Copy exactly, and only, the lines below from the first through the one containing "import seaborn as sns", both included; pictures are omitted.

begin Available data

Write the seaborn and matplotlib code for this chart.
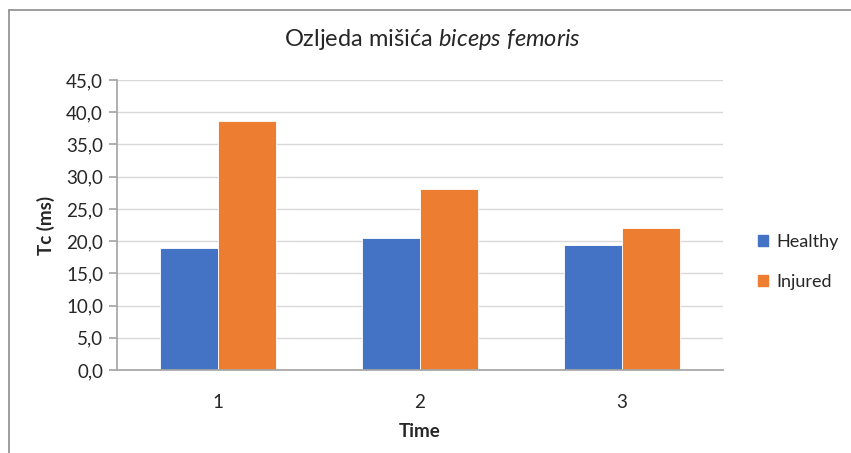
import matplotlib

matplotlib.use("Agg")
import matplotlib.pyplot as plt
from matplotlib.lines import Line2D
from matplotlib.ticker import FuncFormatter, MultipleLocator
import pandas as pd
import seaborn as sns

# values
times = ["1", "2", "3"]
healthy = [19.0, 20.5, 19.4]
injured = [38.7, 28.1, 22.0]
groups = ["Healthy", "Injured"]
colors = ["#4472C4", "#ED7D31"]

df = pd.DataFrame({
    "Time": times * 2,
    "group": [groups[0]] * len(times) + [groups[1]] * len(times),
    "Tc": healthy + injured,
})

sns.set_theme(style="white")
plt.rcParams["font.family"] = ["Lato", "DejaVu Sans"]
plt.rcParams["mathtext.fontset"] = "custom"
plt.rcParams["mathtext.rm"] = "Lato"
plt.rcParams["mathtext.it"] = "Lato:italic"

text_color = "#262626"
fs = 13.5
fig = plt.figure(figsize=(8.51, 4.53), dpi=100)
ax = fig.add_axes([117 / 851, 83 / 453, 606 / 851, 290 / 453])

sns.barplot(
    data=df, x="Time", y="Tc", hue="group", palette=colors, saturation=1,
    width=0.574, gap=0, edgecolor="white", linewidth=0.6,
    ax=ax, legend=False,
)

ax.set_ylim(0, 45)
ax.yaxis.set_major_locator(MultipleLocator(5))
ax.yaxis.set_major_formatter(FuncFormatter(lambda v, _: f"{v:.1f}".replace(".", ",")))
ax.grid(axis="y", color="#D9D9D9", linewidth=1.0)
ax.set_axisbelow(True)
for side in ["top", "right"]:
    ax.spines[side].set_visible(False)
ax.spines["left"].set_color("#A6A6A6")
ax.spines["bottom"].set_color("#A6A6A6")
ax.tick_params(axis="y", which="major", left=True, length=6, color="#A6A6A6",
               labelsize=fs, labelcolor=text_color, pad=4)
ax.tick_params(axis="x", bottom=False, labelsize=fs, labelcolor=text_color, pad=11)

ax.set_xlabel("Time", fontsize=fs, fontweight="bold", color=text_color, labelpad=9)
ax.set_ylabel("Tc (ms)", fontsize=fs, fontweight="bold", color=text_color, labelpad=8)

fig.text(432 / 851, 1 - 40 / 453, r"Ozljeda mišića $\mathit{biceps\ femoris}$",
         ha="center", va="center", fontsize=17, color=text_color)

handles = [plt.Rectangle((0, 0), 1, 1, color=c) for c in colors]
fig.legend(handles, groups, loc="center left", bbox_to_anchor=(742 / 851, 1 - 262 / 453),
           frameon=False, fontsize=13, handlelength=0.55, handleheight=0.55,
           handletextpad=0.45, labelspacing=1.3, labelcolor=text_color)

# chart border (left and top edges visible in the reference)
fig.add_artist(Line2D([9 / 851, 9 / 851], [0, 1 - 10 / 453], color="#8C8C8C", linewidth=1.2))
fig.add_artist(Line2D([9 / 851, 1], [1 - 10 / 453, 1 - 10 / 453], color="#8C8C8C", linewidth=1.2))

fig.savefig("out.png", dpi=100)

end Available data

> _Expected output_:
Write the seaborn and matplotlib code for this chart.
import matplotlib

matplotlib.use("Agg")
import matplotlib.pyplot as plt
from matplotlib.lines import Line2D
from matplotlib.ticker import FuncFormatter, MultipleLocator
import pandas as pd
import seaborn as sns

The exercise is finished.